- **INFORMATION SHOWN**
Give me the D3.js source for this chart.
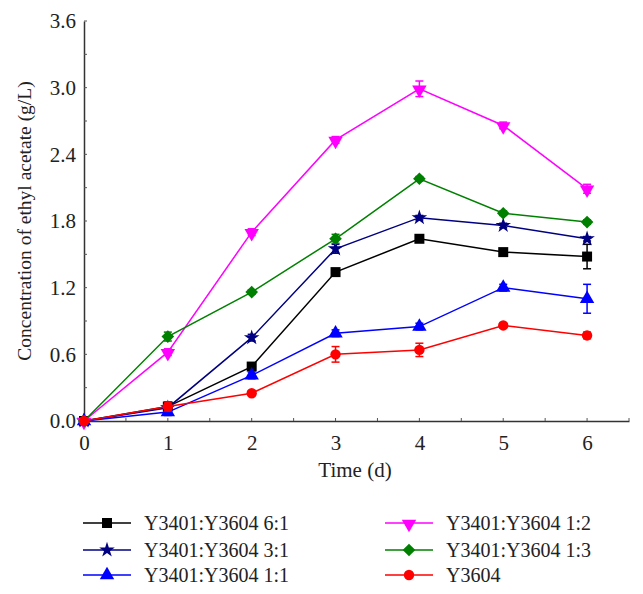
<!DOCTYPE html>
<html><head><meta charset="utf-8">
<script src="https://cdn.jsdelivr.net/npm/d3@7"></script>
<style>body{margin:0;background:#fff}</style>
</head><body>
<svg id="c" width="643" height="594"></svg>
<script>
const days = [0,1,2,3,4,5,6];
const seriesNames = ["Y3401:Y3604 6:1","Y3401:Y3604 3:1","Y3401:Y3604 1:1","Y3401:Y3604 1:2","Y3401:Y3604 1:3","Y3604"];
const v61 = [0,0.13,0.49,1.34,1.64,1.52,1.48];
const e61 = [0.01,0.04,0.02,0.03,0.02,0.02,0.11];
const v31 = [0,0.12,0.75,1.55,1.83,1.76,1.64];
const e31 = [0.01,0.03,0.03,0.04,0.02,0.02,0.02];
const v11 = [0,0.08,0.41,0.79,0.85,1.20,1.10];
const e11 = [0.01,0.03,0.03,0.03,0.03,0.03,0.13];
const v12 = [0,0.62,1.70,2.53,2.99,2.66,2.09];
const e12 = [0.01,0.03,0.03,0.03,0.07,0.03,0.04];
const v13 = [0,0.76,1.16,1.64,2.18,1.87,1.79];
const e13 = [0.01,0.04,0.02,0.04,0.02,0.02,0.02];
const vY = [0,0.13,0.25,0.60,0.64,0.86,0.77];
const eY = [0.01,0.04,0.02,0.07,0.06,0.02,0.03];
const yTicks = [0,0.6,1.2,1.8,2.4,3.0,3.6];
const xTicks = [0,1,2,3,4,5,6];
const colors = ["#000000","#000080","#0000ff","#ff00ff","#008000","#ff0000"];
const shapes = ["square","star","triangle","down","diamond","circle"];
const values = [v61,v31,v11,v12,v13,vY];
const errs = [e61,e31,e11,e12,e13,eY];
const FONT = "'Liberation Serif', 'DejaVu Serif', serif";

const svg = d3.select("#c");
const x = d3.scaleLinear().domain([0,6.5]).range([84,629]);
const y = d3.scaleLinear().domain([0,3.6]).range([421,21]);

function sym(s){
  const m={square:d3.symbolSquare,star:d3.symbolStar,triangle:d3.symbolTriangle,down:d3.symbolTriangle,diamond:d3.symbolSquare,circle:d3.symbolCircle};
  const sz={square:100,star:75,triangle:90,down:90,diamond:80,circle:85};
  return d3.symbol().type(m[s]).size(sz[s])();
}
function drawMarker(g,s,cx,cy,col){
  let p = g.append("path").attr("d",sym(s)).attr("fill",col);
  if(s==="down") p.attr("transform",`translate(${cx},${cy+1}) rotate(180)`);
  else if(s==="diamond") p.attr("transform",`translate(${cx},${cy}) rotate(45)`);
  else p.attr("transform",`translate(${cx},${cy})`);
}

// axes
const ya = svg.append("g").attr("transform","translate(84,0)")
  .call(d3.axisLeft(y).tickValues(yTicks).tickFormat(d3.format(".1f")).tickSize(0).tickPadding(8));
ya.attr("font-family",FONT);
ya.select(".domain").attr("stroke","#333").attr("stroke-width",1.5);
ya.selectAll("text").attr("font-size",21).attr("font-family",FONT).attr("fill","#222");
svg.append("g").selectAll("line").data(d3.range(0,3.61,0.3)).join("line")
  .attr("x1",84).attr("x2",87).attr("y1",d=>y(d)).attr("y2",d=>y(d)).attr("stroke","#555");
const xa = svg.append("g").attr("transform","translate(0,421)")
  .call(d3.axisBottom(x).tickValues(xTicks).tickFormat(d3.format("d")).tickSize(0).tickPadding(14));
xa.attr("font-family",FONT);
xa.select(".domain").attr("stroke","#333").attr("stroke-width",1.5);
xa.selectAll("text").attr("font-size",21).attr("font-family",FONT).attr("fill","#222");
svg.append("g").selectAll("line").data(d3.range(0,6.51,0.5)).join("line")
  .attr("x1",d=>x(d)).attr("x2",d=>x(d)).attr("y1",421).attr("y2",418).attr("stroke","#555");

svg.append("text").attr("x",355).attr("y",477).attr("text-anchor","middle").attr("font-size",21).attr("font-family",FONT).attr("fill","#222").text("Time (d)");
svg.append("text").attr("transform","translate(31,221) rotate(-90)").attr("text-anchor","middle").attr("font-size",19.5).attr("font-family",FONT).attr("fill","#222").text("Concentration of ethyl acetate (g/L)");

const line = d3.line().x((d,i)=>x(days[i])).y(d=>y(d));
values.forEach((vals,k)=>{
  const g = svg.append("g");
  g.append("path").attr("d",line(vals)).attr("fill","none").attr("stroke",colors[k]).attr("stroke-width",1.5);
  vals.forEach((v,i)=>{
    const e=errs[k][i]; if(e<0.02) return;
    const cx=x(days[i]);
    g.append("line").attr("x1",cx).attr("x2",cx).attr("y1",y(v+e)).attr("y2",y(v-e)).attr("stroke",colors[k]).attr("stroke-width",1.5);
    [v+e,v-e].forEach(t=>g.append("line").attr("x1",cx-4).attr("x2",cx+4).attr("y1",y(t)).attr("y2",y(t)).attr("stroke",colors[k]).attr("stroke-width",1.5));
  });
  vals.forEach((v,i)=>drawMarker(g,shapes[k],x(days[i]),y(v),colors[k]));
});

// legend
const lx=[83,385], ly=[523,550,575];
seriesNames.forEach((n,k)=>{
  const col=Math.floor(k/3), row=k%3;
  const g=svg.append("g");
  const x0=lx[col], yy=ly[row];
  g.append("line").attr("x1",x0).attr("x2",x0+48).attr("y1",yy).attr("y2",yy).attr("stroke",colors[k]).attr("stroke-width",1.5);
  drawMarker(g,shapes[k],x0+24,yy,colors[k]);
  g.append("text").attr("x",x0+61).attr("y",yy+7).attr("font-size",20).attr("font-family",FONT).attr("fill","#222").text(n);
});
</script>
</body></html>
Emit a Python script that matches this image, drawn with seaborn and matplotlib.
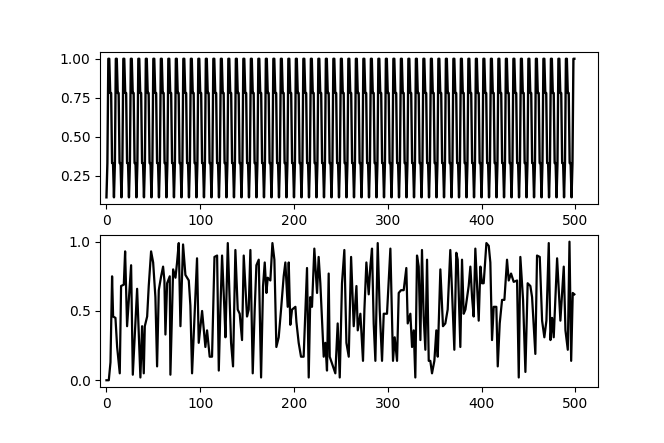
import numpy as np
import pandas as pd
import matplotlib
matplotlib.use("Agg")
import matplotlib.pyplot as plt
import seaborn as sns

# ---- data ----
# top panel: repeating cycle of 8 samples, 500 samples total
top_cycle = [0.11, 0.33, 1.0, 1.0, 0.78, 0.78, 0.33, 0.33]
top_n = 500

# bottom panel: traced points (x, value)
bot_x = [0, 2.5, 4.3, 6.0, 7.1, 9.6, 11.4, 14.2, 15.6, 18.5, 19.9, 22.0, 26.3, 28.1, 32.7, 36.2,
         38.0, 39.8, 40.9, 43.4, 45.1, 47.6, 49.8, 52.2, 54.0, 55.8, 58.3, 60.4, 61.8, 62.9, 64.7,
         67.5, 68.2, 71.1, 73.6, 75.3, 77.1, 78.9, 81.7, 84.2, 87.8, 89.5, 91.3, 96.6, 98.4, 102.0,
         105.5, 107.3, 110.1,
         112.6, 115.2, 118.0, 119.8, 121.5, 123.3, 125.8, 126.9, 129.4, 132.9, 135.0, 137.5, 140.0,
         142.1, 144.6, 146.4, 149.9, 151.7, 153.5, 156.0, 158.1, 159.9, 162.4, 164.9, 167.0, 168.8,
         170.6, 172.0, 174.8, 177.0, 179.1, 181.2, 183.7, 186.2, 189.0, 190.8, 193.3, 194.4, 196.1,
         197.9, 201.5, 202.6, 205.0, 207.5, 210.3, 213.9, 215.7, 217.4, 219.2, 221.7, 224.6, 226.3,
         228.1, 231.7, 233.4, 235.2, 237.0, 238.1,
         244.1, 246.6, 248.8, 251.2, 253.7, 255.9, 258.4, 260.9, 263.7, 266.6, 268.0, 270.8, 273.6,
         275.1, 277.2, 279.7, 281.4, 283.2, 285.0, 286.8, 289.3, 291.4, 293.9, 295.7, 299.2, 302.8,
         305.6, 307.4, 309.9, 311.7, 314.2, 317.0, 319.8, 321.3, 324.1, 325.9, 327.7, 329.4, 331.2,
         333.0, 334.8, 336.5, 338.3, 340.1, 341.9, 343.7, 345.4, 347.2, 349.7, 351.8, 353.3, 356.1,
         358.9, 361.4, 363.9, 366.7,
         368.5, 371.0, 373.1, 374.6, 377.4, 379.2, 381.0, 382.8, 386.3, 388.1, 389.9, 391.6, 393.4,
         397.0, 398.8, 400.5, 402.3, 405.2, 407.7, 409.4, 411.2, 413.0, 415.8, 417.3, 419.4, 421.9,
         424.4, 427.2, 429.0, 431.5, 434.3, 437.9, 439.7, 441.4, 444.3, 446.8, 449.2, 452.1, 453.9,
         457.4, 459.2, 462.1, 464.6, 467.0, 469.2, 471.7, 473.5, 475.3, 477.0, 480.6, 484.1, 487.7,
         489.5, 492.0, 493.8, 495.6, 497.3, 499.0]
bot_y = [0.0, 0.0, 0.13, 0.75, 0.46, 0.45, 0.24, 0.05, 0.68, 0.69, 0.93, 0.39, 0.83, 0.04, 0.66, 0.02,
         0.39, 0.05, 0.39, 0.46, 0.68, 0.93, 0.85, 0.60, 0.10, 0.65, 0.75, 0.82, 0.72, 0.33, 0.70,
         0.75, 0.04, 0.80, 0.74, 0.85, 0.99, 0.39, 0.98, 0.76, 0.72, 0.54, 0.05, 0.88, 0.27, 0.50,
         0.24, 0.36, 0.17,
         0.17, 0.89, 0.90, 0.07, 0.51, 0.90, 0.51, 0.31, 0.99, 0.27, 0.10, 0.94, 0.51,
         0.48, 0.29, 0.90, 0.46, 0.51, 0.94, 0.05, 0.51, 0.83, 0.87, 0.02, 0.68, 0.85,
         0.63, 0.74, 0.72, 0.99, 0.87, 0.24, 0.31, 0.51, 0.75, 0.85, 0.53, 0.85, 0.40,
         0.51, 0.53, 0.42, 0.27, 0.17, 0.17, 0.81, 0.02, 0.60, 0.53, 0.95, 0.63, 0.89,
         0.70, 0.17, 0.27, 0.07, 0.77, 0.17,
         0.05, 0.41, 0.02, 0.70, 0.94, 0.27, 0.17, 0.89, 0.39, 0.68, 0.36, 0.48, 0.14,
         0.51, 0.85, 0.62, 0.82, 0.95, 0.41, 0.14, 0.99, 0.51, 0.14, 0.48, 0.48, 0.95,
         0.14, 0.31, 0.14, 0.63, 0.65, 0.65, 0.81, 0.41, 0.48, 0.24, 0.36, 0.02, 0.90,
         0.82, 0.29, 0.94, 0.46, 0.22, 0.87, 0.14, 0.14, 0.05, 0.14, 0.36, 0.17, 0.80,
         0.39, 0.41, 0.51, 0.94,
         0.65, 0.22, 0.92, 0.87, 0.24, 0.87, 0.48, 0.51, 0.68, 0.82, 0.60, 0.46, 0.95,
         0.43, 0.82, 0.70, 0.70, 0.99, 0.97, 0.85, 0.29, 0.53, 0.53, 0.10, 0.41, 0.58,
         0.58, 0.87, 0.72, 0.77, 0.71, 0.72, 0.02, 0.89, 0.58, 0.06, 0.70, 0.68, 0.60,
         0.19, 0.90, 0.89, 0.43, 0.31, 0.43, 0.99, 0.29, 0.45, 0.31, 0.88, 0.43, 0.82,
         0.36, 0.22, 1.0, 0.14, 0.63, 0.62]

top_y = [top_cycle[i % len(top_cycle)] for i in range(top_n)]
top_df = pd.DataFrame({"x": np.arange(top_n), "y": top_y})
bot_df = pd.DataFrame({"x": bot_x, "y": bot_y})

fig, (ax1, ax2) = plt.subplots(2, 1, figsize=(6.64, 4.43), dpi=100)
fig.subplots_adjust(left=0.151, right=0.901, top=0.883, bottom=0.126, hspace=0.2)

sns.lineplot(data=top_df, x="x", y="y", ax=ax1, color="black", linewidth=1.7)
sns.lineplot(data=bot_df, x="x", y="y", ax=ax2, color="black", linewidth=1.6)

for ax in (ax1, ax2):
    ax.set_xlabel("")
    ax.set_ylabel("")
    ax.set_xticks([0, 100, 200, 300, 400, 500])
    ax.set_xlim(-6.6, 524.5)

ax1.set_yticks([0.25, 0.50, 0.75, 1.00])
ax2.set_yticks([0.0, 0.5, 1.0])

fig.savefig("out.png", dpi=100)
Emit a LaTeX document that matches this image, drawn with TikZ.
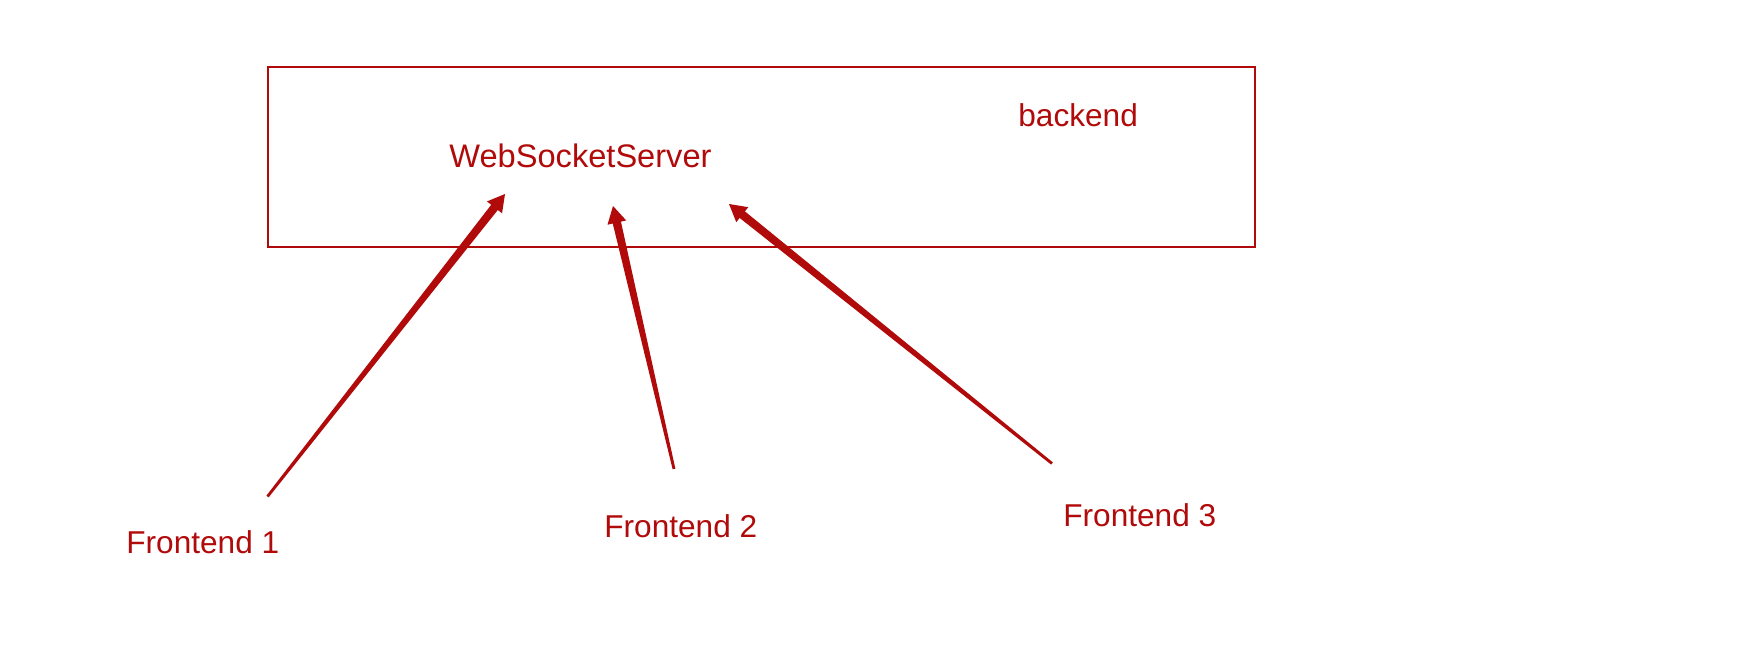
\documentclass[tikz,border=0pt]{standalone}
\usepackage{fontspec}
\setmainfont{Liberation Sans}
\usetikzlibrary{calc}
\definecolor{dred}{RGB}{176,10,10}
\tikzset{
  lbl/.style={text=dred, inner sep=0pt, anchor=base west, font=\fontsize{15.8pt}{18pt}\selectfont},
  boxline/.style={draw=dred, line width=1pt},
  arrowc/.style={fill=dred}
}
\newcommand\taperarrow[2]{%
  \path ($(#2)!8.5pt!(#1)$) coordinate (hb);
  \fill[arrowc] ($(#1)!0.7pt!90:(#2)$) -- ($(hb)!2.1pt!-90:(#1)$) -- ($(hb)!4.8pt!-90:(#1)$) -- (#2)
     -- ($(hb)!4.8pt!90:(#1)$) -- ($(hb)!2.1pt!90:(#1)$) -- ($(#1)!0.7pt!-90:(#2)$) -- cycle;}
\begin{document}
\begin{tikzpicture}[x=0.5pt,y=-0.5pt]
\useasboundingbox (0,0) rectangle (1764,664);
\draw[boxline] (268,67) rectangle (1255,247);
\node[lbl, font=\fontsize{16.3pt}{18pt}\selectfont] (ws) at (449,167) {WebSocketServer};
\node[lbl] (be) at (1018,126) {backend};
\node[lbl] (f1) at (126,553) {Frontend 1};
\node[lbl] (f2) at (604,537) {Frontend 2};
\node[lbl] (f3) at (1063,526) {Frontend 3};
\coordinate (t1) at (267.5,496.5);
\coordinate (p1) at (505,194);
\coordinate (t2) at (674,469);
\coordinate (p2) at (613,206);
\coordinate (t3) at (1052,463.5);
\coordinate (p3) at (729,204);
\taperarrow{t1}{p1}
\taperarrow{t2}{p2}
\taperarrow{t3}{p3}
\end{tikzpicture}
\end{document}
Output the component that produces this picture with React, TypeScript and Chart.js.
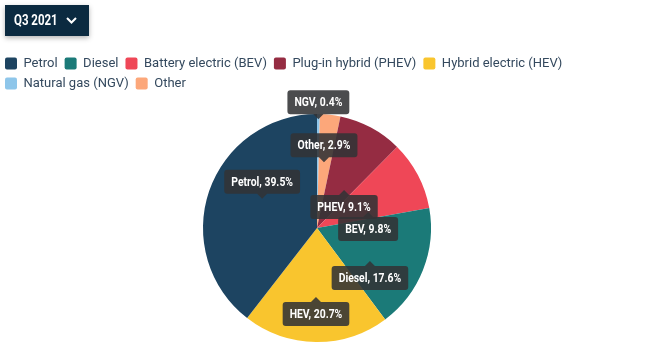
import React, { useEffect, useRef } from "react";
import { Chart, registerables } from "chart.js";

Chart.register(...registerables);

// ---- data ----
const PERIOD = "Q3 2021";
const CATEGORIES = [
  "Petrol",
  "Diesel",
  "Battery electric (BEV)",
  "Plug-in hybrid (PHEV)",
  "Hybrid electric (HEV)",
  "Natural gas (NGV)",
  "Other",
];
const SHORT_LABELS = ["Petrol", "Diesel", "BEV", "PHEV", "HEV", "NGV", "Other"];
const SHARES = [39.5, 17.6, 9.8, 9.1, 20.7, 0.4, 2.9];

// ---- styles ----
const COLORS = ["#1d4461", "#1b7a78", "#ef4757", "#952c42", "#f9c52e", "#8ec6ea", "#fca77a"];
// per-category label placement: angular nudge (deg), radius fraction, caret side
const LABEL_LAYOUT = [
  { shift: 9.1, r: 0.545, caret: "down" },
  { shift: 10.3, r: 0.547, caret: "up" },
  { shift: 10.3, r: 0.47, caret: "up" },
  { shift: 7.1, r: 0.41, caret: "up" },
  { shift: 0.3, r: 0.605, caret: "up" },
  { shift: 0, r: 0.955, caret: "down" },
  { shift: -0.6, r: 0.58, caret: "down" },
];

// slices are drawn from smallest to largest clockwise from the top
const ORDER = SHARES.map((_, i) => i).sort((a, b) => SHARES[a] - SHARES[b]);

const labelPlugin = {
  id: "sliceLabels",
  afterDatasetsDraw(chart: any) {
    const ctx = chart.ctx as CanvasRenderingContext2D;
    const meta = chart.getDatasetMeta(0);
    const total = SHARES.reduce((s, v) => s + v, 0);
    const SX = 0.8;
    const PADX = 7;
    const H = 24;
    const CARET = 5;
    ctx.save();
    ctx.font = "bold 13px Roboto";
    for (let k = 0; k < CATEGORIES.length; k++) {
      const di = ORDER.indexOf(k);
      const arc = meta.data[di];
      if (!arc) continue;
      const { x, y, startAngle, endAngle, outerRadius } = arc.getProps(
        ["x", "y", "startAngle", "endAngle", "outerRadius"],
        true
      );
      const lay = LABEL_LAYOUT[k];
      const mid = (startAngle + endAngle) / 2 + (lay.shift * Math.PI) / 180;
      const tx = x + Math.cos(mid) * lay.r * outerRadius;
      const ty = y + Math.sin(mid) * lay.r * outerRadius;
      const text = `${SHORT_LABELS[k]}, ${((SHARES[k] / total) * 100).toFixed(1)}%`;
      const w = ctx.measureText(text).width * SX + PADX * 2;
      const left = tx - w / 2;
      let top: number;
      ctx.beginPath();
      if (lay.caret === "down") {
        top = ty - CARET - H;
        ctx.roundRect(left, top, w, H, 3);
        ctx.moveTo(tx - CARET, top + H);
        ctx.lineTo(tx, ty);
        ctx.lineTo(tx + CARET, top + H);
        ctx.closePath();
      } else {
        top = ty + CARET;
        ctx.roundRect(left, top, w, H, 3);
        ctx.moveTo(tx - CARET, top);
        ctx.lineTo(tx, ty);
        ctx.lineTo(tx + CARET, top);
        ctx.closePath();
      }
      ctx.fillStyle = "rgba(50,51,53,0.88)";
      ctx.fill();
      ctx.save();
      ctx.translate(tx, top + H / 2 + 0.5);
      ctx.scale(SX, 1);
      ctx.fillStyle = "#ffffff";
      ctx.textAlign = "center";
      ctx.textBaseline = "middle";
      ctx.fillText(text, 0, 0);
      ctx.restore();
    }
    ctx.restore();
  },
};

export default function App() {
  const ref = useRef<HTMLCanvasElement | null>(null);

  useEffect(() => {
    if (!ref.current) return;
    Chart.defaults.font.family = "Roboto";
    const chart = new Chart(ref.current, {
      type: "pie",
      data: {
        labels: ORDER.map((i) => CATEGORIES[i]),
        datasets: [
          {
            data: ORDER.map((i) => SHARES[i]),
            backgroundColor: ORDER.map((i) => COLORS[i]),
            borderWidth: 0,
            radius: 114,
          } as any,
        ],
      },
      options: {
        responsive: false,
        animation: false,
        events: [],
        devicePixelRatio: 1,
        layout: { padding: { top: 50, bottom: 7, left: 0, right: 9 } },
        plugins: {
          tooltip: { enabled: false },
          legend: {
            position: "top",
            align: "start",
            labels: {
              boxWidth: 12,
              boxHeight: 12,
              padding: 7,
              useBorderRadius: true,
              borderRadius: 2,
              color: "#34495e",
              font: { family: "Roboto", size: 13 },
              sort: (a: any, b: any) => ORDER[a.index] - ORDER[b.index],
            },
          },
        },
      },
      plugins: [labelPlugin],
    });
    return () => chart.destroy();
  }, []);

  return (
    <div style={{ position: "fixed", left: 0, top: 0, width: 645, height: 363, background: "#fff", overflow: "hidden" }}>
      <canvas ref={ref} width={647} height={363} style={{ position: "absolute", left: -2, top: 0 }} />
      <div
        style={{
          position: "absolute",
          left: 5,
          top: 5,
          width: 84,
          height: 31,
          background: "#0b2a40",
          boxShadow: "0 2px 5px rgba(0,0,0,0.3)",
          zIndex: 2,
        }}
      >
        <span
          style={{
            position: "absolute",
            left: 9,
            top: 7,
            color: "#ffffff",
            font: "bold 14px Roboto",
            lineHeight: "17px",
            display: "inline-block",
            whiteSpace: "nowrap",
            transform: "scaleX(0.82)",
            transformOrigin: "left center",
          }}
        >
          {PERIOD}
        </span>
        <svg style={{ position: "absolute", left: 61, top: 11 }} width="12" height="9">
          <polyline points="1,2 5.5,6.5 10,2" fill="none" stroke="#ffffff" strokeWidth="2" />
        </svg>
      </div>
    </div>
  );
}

- **WRITTEN INSTRUCTION**
Every line from the start of the listing above through the line with "const y = d3.scaleLinear().domain([0,3.6]).range([421,21]);" should be repeated exactly; skip the pictures and add nothing else.

- **TASK RESPONSE**
Give me the D3.js source for this chart.
<!DOCTYPE html>
<html><head><meta charset="utf-8">
<script src="https://cdn.jsdelivr.net/npm/d3@7"></script>
<style>body{margin:0;background:#fff}</style>
</head><body>
<svg id="c" width="643" height="594"></svg>
<script>
const days = [0,1,2,3,4,5,6];
const seriesNames = ["Y3401:Y3604 6:1","Y3401:Y3604 3:1","Y3401:Y3604 1:1","Y3401:Y3604 1:2","Y3401:Y3604 1:3","Y3604"];
const v61 = [0,0.13,0.49,1.34,1.64,1.52,1.48];
const e61 = [0.01,0.04,0.02,0.03,0.02,0.02,0.11];
const v31 = [0,0.12,0.75,1.55,1.83,1.76,1.64];
const e31 = [0.01,0.03,0.03,0.04,0.02,0.02,0.02];
const v11 = [0,0.08,0.41,0.79,0.85,1.20,1.10];
const e11 = [0.01,0.03,0.03,0.03,0.03,0.03,0.13];
const v12 = [0,0.62,1.70,2.53,2.99,2.66,2.09];
const e12 = [0.01,0.03,0.03,0.03,0.07,0.03,0.04];
const v13 = [0,0.76,1.16,1.64,2.18,1.87,1.79];
const e13 = [0.01,0.04,0.02,0.04,0.02,0.02,0.02];
const vY = [0,0.13,0.25,0.60,0.64,0.86,0.77];
const eY = [0.01,0.04,0.02,0.07,0.06,0.02,0.03];
const yTicks = [0,0.6,1.2,1.8,2.4,3.0,3.6];
const xTicks = [0,1,2,3,4,5,6];
const colors = ["#000000","#000080","#0000ff","#ff00ff","#008000","#ff0000"];
const shapes = ["square","star","triangle","down","diamond","circle"];
const values = [v61,v31,v11,v12,v13,vY];
const errs = [e61,e31,e11,e12,e13,eY];
const FONT = "'Liberation Serif', 'DejaVu Serif', serif";

const svg = d3.select("#c");
const x = d3.scaleLinear().domain([0,6.5]).range([84,629]);
const y = d3.scaleLinear().domain([0,3.6]).range([421,21]);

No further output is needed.